Payroll cost calculation
· Payroll costs include:
o Salaries
§ Employee‘s salary in excess of $100,000 is excluded
o Bonuses
o Retirement benefits
o Parental leave
o Health care benefits
· The gray area
o It is not clear yet, but payroll costs maybe able to include payroll taxes and workers comp insurance.
Loan payback
· Within 60 days of forgiveness submission, a decision on forgiveness of the Paycheck Protection Program loan will be made.
o Borrowed money used for the following list in the eight weeks following the date of origination can be forgiven:
§ payroll,
§ mortgage interest,
§ rent, or
§ utilities
· That means business owners will not have to pay the government back the full principal amount of the money borrowed.
· Borrowers will need to provide documentation of these expenses in their loan forgiveness application.
· The loans will be forgiven as long as the funds are used to keep employees on the payroll.
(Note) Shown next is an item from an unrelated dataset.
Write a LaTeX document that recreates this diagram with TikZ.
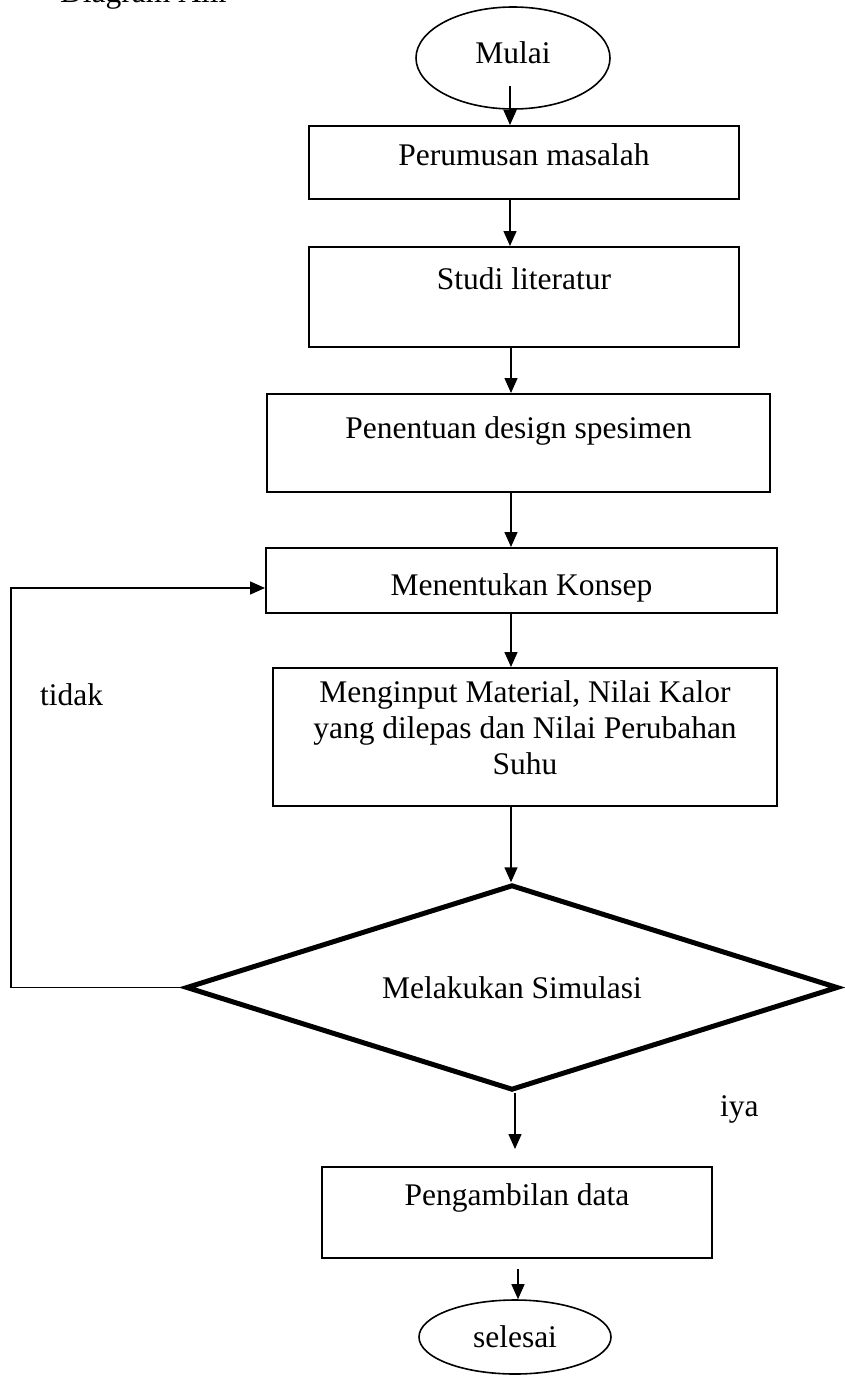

· The forgiven money will be reduced for employers that lay off employees or reduce wages by more than 25%.
· Laid-off employees must be rehired by June 30 for companies to recoup their wages through loan forgiveness.
How to apply
· Borrowers should talk to their current bank to see if they already offer SBA loans.
· If not, small businesses can apply at banks that already offer Small Business Administration loans.
· The number of lenders offering loans through the Paycheck Protection Program will end up being greater and includes many more traditional banks, credit unions, and fintech firms.
· Businesses can apply for a loan and be approved on the same day.
Cost of the loan
· There is no cost to apply for this loan
· Businesses will be charged a fixed interest rate
Interest rate
· The Paycheck Protection Program will have a 0.5% fixed interest rate.
· The first payment is deferred for six months.
When will funds be available
· The loans process has been streamlined.
· The approval process will be far more quickly than previous SBA-backed loans.
· The “stripped down” applications will not require SBA approval and funds could be made available on the same day you apply.
Should I apply?
· Short answer. Yes.
· It’s a great deal for small businesses, contractors, and self-employed people.
· A forgivable loan like this should help you retain payroll during the coming weeks when they’re likely to watch sales continue to dry up.